The cd and lp version also include a bonus cd/lp called These Are Soulful Days featuring Lewis with the Lutoslawski Quartet performing his first composition for strings.
Bowmanville (Stoneagle Music, Released June 28, 2022)
Ethan Adelsman (Violin), Graham Nelson (Harmonica/Vocals), Mason Jiller (Guitar), Oliver Horton (Upright Bass), and Noah Plotkin (Drums).
Bowmanville is one of Chicago’s top bands, specializing in Jazz, Blues, Gypsy Jazz, and Rock Fusion. They are a versatile group featurign some fine violin by Ethan Adelsman.
Cartas Ao Vento (Taina Music, released Sept 8)
Claudia Villela (voice and pandeiro); Marcelo Costa (drummer); Jorge Helder (bassist ); Toninho Horta and Romero Lubambo (guitarists); Romero Lubambo and Zé Nogueira (Reeds), Vitor Golççlves (Accordion)
Vocalist and pianist Villela is originally from Rio, Brazil and she has lived in Santa Cruz, CA since 1984. For the new project, she recorded in Brazil and focused on her original pieces. The album flows through many styles with beautiful vocals and spirited performances from her Brazilian sidemen. Downbeat says this of her music: “all discussions about Claudia Villela’s singing and songwriting necessarily start with a nod to the dizzying scope and depth of her improvisatory skill.”
Homegrown (self-released on Sept 8)
Andrew Danforth- trombone, composer; Sean Imboden- tenor sax, clarinet; Christopher Pitts- piano; Nick Tucker- bass; Carrington Clinton- drum set
Trombonist Andrew Danforth is a part fo the vibrant Indianapolis jazz scene. He composed all the tunes and works with other Indianapolis players. There is some promise in the pieces that combine hard bop and modern art music while focusing on natural inspirations in his beloved hometown.
John Stein Trio
No Goodbyes (Whaling City Sound, Releases Sept 15)
John Stein (guitar); Ed Lucie (bass guitar); Mike Connors (drums); with Cindy Scott (vocals)
Veteran jazz guitarist John Stein’s 18th release No Goodbyes almost didn’t happen when he developed a rare autoimmune disease as the pandemic was ending. He put his guitar on the shelf after spending several months in the hospital. Luckily, he has recovered and was reinvigorated by the experience. He brought his regular trio into the studio along with Berklee professor and Louisiana native Cindy Scott who sings on 5 tracks.
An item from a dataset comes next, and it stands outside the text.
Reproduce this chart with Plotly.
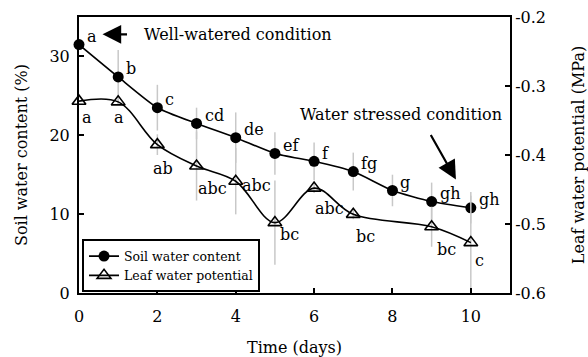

Stein’s approach is not the machine gun, hot dog guitar slinger, but a musical player who wrings the feeling out of each note. Guitar fans should check this one out.
The Diva Jazz Orchestra
“30″ – Live at Dizzy’s Club (Diva Jazz Orchestra, released August 25, 2023)
Sherrie Maricle–DRUMMER & LEADER; Alexa Tarantino–alto saxophone; Laura Dreyer–tenor saxophone; Mercedes Beckman–alto saxophone; Jade Coss–alto saxophone;
Jade Elliot–tenor sax; Leigh Pilzer-baritone saxophone; Jennifer Krupa–trombone; Sara Jacovino–trombone; Leslie Havens–bass trombone; Liesl Whitaker–LEAD TRUMPET; Jami Dauber–TRUMPET; Barbara Laronga–TRUMPET; Rachel Therrien–TRUMPET; Tomoko
Ohno–PIANO; Noriko Ueda–bass.
The all-female Diva Jazz Orchestra, led by drummer Sherrie Maricle, celebrates their 30th anniversary with the new release 30 recorded live at Dizzy’s Club in NYC The band swings hard through a collection of jazz and blues standards by composers like Duke Ellington, Memphis Slim, Leonard Bernstein/Stephen Sondheim and even Jimmy Durante. A highlight is the 13 minute tribute to Ella Fitzgerald, originally arranged by Tonight Show alum Tommy Newsom and featuring excellent vocals by Sue Giles along with strong piano from Tomoko Ohno. While the players have changed over the years, this remains one vibrant big band.